Weekly Market Update
CONSUMER CONFIDENCE ON THE UPSWING
Thursday, March 30, 2017
Consumer confidence soared to a 16-year high in March, increasing 9.5 points from 116.1 to 125.6, well above the consensus estimate of 114.1. Since November's Presidential election, consumer confidence has steadily climbed on the prospect of tax cuts and infrastructure spending. Stalled changes by Congress have yet to affect confidence. When broken out by income levels, those making $15,000 per year or more have increased confidence since before the election. Income and confidence go hand in hand as increased income tracks with higher consumer confidence. Additionally, optimism in the labor market has also increased. More consumers believe that jobs are plentiful, at 31.7% compared to 26.9% in February, while fewer consumers believe that jobs are hard to get, at 19.5% compared to 19.9% in February.
In Other News
- After suffering losses in 2016, college and university endowments may have a light at the end of the tunnel. According to the Wilshire Trust Universe Comparison Service, endowments had a median 4.4% gain for the last half of 2016. The losses from June 2015 through June 2016 forced some institutions to dig deeper in their pockets and consider reducing expenses.
- On April 7th, The Ohio State University's Board of Trustees will vote whether or not to embark on an energy public-private partnership to support the university's sustainability and academic mission. The Comprehensive Energy Management Program would entail a $1.015 billion payment to OSU and is expected to fund teaching and research. The proposed deal has a total value of $1.165 billion.
- The tides in higher education in Pennsylvania may be changing. Some schools are facing the real possibility of having to shut down unless they decide to merge. For example, Cheyney University, the oldest historically black institution of higher education in the US, has faced several years of declining enrollment and extraordinary levels of debt. This has sent the University into crisis and forced it to consider a merger.
- This week, Moody's released a report citing its concern over President Trump's budget proposal. The report also clarified that Moody's believes there is a very low probability of the budget passing as it currently stands. As proposed, the budget could result in severe reductions in funding for the Department of Education, including slashes in research funding and eliminating certain programs.
- On Tuesday, the University of Louisville Foundation's Board voted to pay the University of Louisville $30 million less than last year. The decision aims to cut back on spending and manage the endowment more effectively. Last year, the Foundation gave the University $70 million, and is expected to give $40 million this year.

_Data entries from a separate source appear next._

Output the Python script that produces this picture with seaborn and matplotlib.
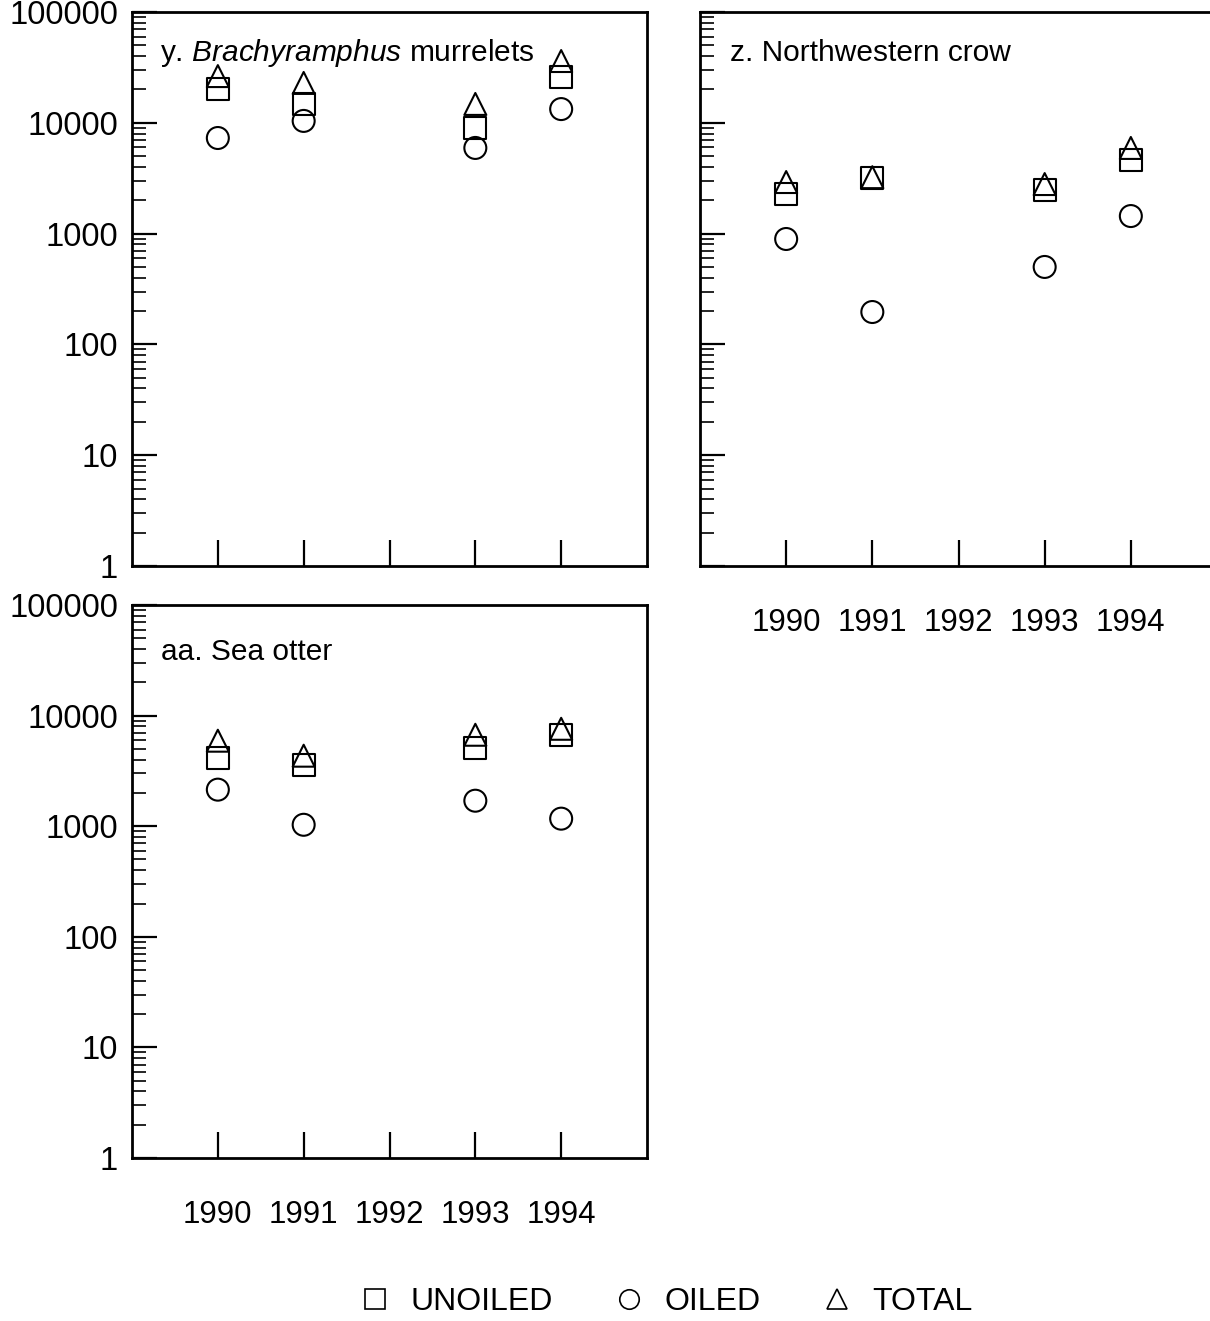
import matplotlib
matplotlib.use("Agg")
import matplotlib.pyplot as plt
import matplotlib.ticker as mticker
from matplotlib.lines import Line2D
import numpy as np
import pandas as pd
import seaborn as sns

# ---------------- data ----------------
years = [1990, 1991, 1993, 1994]
year_ticks = [1990, 1991, 1992, 1993, 1994]
y_ticks = [1, 10, 100, 1000, 10000, 100000]

murrelet_unoiled = [20200, 14800, 8980, 25900]
murrelet_oiled = [7290, 10400, 5930, 13300]
murrelet_total = [26400, 22900, 14800, 36100]

crow_unoiled = [2280, 3180, 2480, 4620]
crow_oiled = [894, 196, 500, 1440]
crow_total = [2920, 3230, 2800, 5930]

otter_unoiled = [4160, 3600, 5120, 6710]
otter_oiled = [2140, 1030, 1700, 1170]
otter_total = [5930, 4340, 6710, 7600]

series_names = ["UNOILED", "OILED", "TOTAL"]
series_markers = {"UNOILED": "s", "OILED": "o", "TOTAL": "^"}

# ---------------- style ----------------
sns.set_style("ticks")
plt.rcParams["font.family"] = ["Liberation Sans", "DejaVu Sans"]
plt.rcParams["mathtext.fontset"] = "custom"
plt.rcParams["mathtext.rm"] = "Liberation Sans"
plt.rcParams["mathtext.it"] = "Liberation Sans:italic"
for key in ["text.color", "axes.labelcolor", "xtick.color", "ytick.color",
            "axes.edgecolor"]:
    plt.rcParams[key] = "black"

W, H = 1210, 1321
DPI = 100
fig = plt.figure(figsize=(W / DPI, H / DPI), dpi=DPI)
fig.patch.set_facecolor("white")


def frac(left, top, right, bottom):
    return [left / W, 1 - bottom / H, (right - left) / W, (bottom - top) / H]


def make_df(unoiled, oiled, total):
    rows = []
    for name, vals in zip(series_names, [unoiled, oiled, total]):
        for yr, v in zip(years, vals):
            rows.append({"year": yr, "value": v, "series": name})
    return pd.DataFrame(rows)


def draw_panel(ax, unoiled, oiled, total, title, title_x, title_y,
               show_xlabels, show_ylabels):
    df = make_df(unoiled, oiled, total)
    sns.scatterplot(data=df, x="year", y="value", style="series",
                    markers=series_markers, style_order=series_names,
                    s=250, facecolor="none", edgecolor="black",
                    color="black", linewidth=1.5, legend=False, ax=ax,
                    zorder=3)
    ax.set_yscale("log")
    ax.set_ylim(1, 100000)
    ax.set_xlim(1989, 1995)
    ax.set_xlabel("")
    ax.set_ylabel("")
    ax.xaxis.set_major_locator(mticker.FixedLocator(year_ticks))
    ax.xaxis.set_minor_locator(mticker.NullLocator())
    ax.yaxis.set_major_locator(mticker.FixedLocator(y_ticks))
    ax.yaxis.set_minor_locator(mticker.LogLocator(base=10, subs=np.arange(2, 10)))
    ax.yaxis.set_minor_formatter(mticker.NullFormatter())
    ax.yaxis.set_major_formatter(mticker.FuncFormatter(lambda v, p: f"{int(round(v))}"))
    ax.xaxis.set_major_formatter(mticker.FuncFormatter(lambda v, p: f"{int(round(v))}"))
    ax.tick_params(axis="y", which="major", direction="in", length=18, width=1.6,
                   labelsize=23.5, pad=10, left=True, right=False,
                   labelleft=show_ylabels, colors="black")
    ax.tick_params(axis="y", which="minor", direction="in", length=10, width=1.2,
                   left=True, right=False, colors="black")
    ax.tick_params(axis="x", which="major", direction="in", length=19, width=1.6,
                   labelsize=22.5, pad=30, bottom=True, top=False,
                   labelbottom=show_xlabels, colors="black")
    for sp in ax.spines.values():
        sp.set_visible(True)
        sp.set_linewidth(2.0)
        sp.set_color("black")
    ax.grid(False)
    ax.set_facecolor("white")
    ax.text(title_x, title_y, title, transform=ax.transAxes, fontsize=21.5,
            ha="left", va="center", color="black")


ax1 = fig.add_axes(frac(132, 12, 647, 566))
ax2 = fig.add_axes(frac(700, 12, 1217, 566))
ax3 = fig.add_axes(frac(132, 605, 647, 1158))

draw_panel(ax1, murrelet_unoiled, murrelet_oiled, murrelet_total,
           r"y. $\mathit{Brachyramphus}$ murrelets", 0.054, 0.926,
           show_xlabels=False, show_ylabels=True)
draw_panel(ax2, crow_unoiled, crow_oiled, crow_total,
           "z. Northwestern crow", 0.058, 0.926,
           show_xlabels=True, show_ylabels=False)
draw_panel(ax3, otter_unoiled, otter_oiled, otter_total,
           "aa. Sea otter", 0.056, 0.915,
           show_xlabels=True, show_ylabels=True)

handles = [Line2D([], [], linestyle="none", marker=series_markers[n],
                  markersize=14, markerfacecolor="none",
                  markeredgecolor="black", markeredgewidth=1.2, label=n)
           for n in series_names]
leg = fig.legend(handles=handles, loc="center", ncol=3, frameon=False,
                 bbox_to_anchor=(666 / W, 1 - 1302 / H), fontsize=23,
                 handlelength=1.0, handletextpad=0.6, columnspacing=1.9)
for t in leg.get_texts():
    t.set_color("black")

fig.savefig("out.png", dpi=DPI, facecolor="white")
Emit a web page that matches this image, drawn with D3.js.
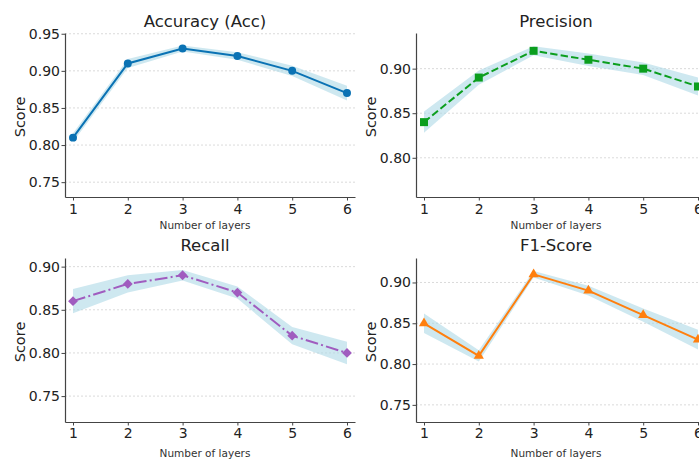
<!DOCTYPE html>
<html lang="en">
<head>
<meta charset="UTF-8">
<title>Metrics vs layers</title>
<script src="https://cdnjs.cloudflare.com/ajax/libs/d3/7.8.5/d3.min.js"></script>
<style>
body { margin: 0; background: #fff; }
text { font-family: "DejaVu Sans", sans-serif; fill: #222; }
.axis path, .axis line { stroke: #444; }
.grid line { stroke: #d0d0d0; stroke-dasharray: 2,2; stroke-width: 0.8; }
</style>
</head>
<body>
<div id="output"></div>
<script>
// data
var layers = [1, 2, 3, 4, 5, 6];

var accMean = [0.81, 0.91, 0.93, 0.92, 0.90, 0.87];
var accStd  = [0.006, 0.006, 0.004, 0.005, 0.007, 0.010];

var precMean = [0.84, 0.89, 0.92, 0.91, 0.90, 0.88];
var precStd  = [0.012, 0.008, 0.005, 0.007, 0.007, 0.010];

var recMean = [0.86, 0.88, 0.89, 0.87, 0.82, 0.80];
var recStd  = [0.014, 0.010, 0.006, 0.007, 0.010, 0.013];

var f1Mean = [0.85, 0.81, 0.91, 0.89, 0.86, 0.83];
var f1Std  = [0.012, 0.007, 0.004, 0.006, 0.008, 0.012];

var accTicks = [0.75, 0.80, 0.85, 0.90, 0.95];
var precTicks = [0.80, 0.85, 0.90];
var recTicks = [0.75, 0.80, 0.85, 0.90];
var f1Ticks = [0.75, 0.80, 0.85, 0.90];

var panels = [
    {title: "Accuracy (Acc)", mean: accMean, std: accStd, ticks: accTicks, ydom: [0.73, 0.951],
     left: 65, top: 33, color: "#0a72b4", dash: null, marker: d3.symbolCircle, msize: 50, rot: 0},
    {title: "Precision", mean: precMean, std: precStd, ticks: precTicks, ydom: [0.756, 0.940],
     left: 416, top: 33, color: "#0b9e1e", dash: "7.4,3.2", marker: d3.symbolSquare, msize: 64, rot: 0},
    {title: "Recall", mean: recMean, std: recStd, ticks: recTicks, ydom: [0.72, 0.91],
     left: 65, top: 258, color: "#a05cbf", dash: "12.8,3.2,2,3.2", marker: d3.symbolSquare, msize: 48, rot: 45},
    {title: "F1-Score", mean: f1Mean, std: f1Std, ticks: f1Ticks, ydom: [0.729, 0.93],
     left: 416, top: 258, color: "#ff7f0e", dash: null, marker: d3.symbolTriangle, msize: 45, rot: 0}
];

var pw = 290, ph = 164;

var svg = d3.select("#output").append("svg")
    .attr("width", 699)
    .attr("height", 459);

panels.forEach(function(p, k) {
    var g = svg.append("g").attr("transform", "translate(" + p.left + "," + p.top + ")");

    var x = d3.scaleLinear().domain([0.854, 6.146]).range([0, pw]);
    var y = d3.scaleLinear().domain(p.ydom).range([ph, 0]);

    var rows = layers.map(function(l, i) {
        return {l: l, m: p.mean[i], s: p.std[i]};
    });

    // grid
    g.append("g").attr("class", "grid")
        .selectAll("line")
        .data(p.ticks)
        .enter().append("line")
        .attr("x1", 0).attr("x2", pw)
        .attr("y1", function(d) { return y(d); })
        .attr("y2", function(d) { return y(d); });

    // band
    var area = d3.area()
        .x(function(d) { return x(d.l); })
        .y0(function(d) { return y(d.m - d.s); })
        .y1(function(d) { return y(d.m + d.s); });
    g.append("path")
        .datum(rows)
        .attr("d", area)
        .attr("fill", "#add8e6")
        .attr("fill-opacity", 0.6);

    // line
    var line = d3.line()
        .x(function(d) { return x(d.l); })
        .y(function(d) { return y(d.m); });
    g.append("path")
        .datum(rows)
        .attr("d", line)
        .attr("fill", "none")
        .attr("stroke", p.color)
        .attr("stroke-width", 2)
        .attr("stroke-dasharray", p.dash);

    // markers
    g.selectAll(".mk")
        .data(rows)
        .enter().append("path")
        .attr("class", "mk")
        .attr("transform", function(d) { return "translate(" + x(d.l) + "," + y(d.m) + ") rotate(" + p.rot + ")"; })
        .attr("d", d3.symbol().type(p.marker).size(p.msize))
        .attr("fill", p.color);

    // axes
    var ya = g.append("g").attr("class", "axis")
        .call(d3.axisLeft(y).tickValues(p.ticks).tickFormat(d3.format(".2f")).tickSize(3.5).tickSizeOuter(0));
    ya.select(".domain").attr("stroke-width", 1.2);
    ya.selectAll("text").style("font-size", "14px").attr("x", -5);

    var xa = g.append("g").attr("class", "axis")
        .attr("transform", "translate(0," + ph + ")")
        .call(d3.axisBottom(x).tickValues(layers).tickFormat(d3.format("d")).tickSize(3.5).tickSizeOuter(0));
    xa.select(".domain").attr("stroke-width", 1.2);
    xa.selectAll("text").style("font-size", "14px").attr("y", k < 2 ? 7.5 : 6);

    // labels
    g.append("text")
        .attr("x", pw / 2 - 5)
        .attr("y", k < 2 ? -6 : -7)
        .attr("text-anchor", "middle")
        .style("font-size", "16.5px")
        .text(p.title);

    g.append("text")
        .attr("transform", "translate(-40," + (ph / 2 + 2) + ") rotate(-90)")
        .attr("text-anchor", "middle")
        .style("font-size", "14.5px")
        .text("Score");

    g.append("text")
        .attr("x", pw / 2 - 5)
        .attr("y", k < 2 ? ph + 32 : ph + 35)
        .attr("text-anchor", "middle")
        .style("font-size", "10.5px")
        .style("fill", "#333")
        .text("Number of layers");
});
</script>
</body>
</html>
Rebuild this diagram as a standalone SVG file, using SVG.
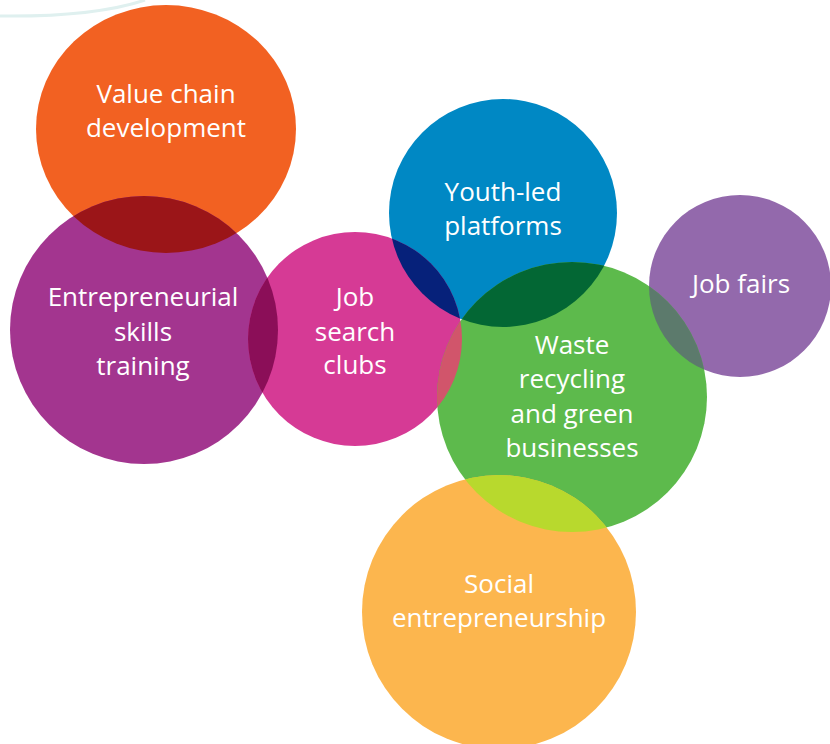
<svg xmlns="http://www.w3.org/2000/svg" width="830" height="744" viewBox="0 0 830 744">
<style>
text{font-family:"Open Sans","Liberation Sans",sans-serif;font-size:26px;fill:#fff;text-anchor:middle}
</style>
<defs>
<ellipse id="cOrange" cx="166" cy="129" rx="130" ry="124"/>
<circle id="cPurple" cx="144" cy="330" r="134"/>
<circle id="cPink" cx="355" cy="339" r="107"/>
<circle id="cBlue" cx="503" cy="213" r="114"/>
<circle id="cGreen" cx="572" cy="397" r="135"/>
<circle id="cFairs" cx="740" cy="286" r="91"/>
<circle id="cSocial" cx="499" cy="612" r="137"/>
<clipPath id="kOrange"><use href="#cOrange"/></clipPath>
<clipPath id="kPurple"><use href="#cPurple"/></clipPath>
<clipPath id="kPink"><use href="#cPink"/></clipPath>
<clipPath id="kBlue"><use href="#cBlue"/></clipPath>
<clipPath id="kGreen"><use href="#cGreen"/></clipPath>
</defs>
<rect width="830" height="744" fill="#fff"/>
<path d="M0,16 Q95,17 145,0" fill="none" stroke="#dff0ef" stroke-width="3"/>
<g id="connectors"/>
<g id="value-chain">
<use href="#cOrange" fill="#f26122"/>
<text x="166" y="103">Value chain</text>
<text x="166" y="137">development</text>
</g>
<g id="entrepreneurial">
<use href="#cPurple" fill="#a3358f"/>
<g clip-path="url(#kOrange)"><use href="#cPurple" fill="#9b1518"/></g>
<text x="143" y="306">Entrepreneurial</text>
<text x="143" y="341">skills</text>
<text x="143" y="375">training</text>
</g>
<g id="youth-led">
<use href="#cBlue" fill="#0088c4"/>
<text x="503" y="201">Youth-led</text>
<text x="503" y="235">platforms</text>
</g>
<g id="job-search">
<use href="#cPink" fill="#d63a95"/>
<g clip-path="url(#kPurple)"><use href="#cPink" fill="#8b0e58"/></g>
<g clip-path="url(#kBlue)"><use href="#cPink" fill="#06217a"/></g>
<text x="355" y="306">Job</text>
<text x="355" y="341">search</text>
<text x="355" y="374">clubs</text>
</g>
<g id="job-fairs">
<use href="#cFairs" fill="#9369ac"/>
<text x="741" y="293">Job fairs</text>
</g>
<g id="waste">
<use href="#cGreen" fill="#5dba4c"/>
<g clip-path="url(#kBlue)"><use href="#cGreen" fill="#036734"/></g>
<g clip-path="url(#kPink)"><use href="#cGreen" fill="#d1556b"/></g>
<g clip-path="url(#kGreen)"><use href="#cFairs" fill="#5c7a6c"/></g>
<text x="572" y="354">Waste</text>
<text x="572" y="388">recycling</text>
<text x="572" y="423">and green</text>
<text x="572" y="457">businesses</text>
</g>
<g id="social">
<use href="#cSocial" fill="#fcb64e"/>
<g clip-path="url(#kGreen)"><use href="#cSocial" fill="#b8d92d"/></g>
<text x="499" y="593">Social</text>
<text x="499" y="627">entrepreneurship</text>
</g>
</svg>
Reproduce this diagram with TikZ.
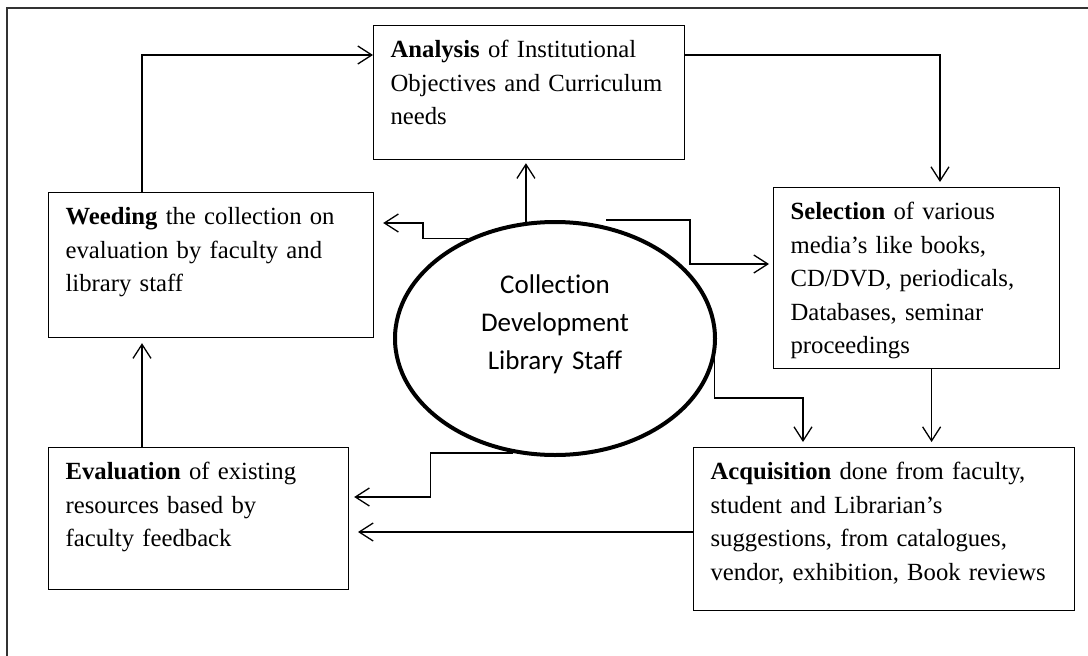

- Wells Fargo has reached an agreement that includes a $110 million settlement for two million fraudulent accounts opened to increase bonuses based on sales targets. In September, the bank agreed to pay $185 million in fines and penalties in conjunction with a settlement with regulators and the Los Angeles city attorney's office.
- Over time, nonprofit museums have been facing increasing financial challenges leading to mergers and layoffs. Museums have struggled to continue to service their missions and adapt to a new era. These institutions have been forced to become more innovative in their marketing strategies by planning non-traditional events, like wine tastings and ice skating.
Rating Agency Update
- Moody's downgraded Stonehill College (MA) to A3. The outlook is stable.
- S&P assigned BBB+ to Saint Edwards University Series 2017 Bonds. The outlook is stable.
- S&P assigned AA to Denison University Series 2017 and 2017B bonds. The outlook is stable.
- S&P downgraded Kansas State University A+. The outlook is stable.
- S&P assigned A- to Manhattan College's Series 2017 Bonds. The outlook is stable.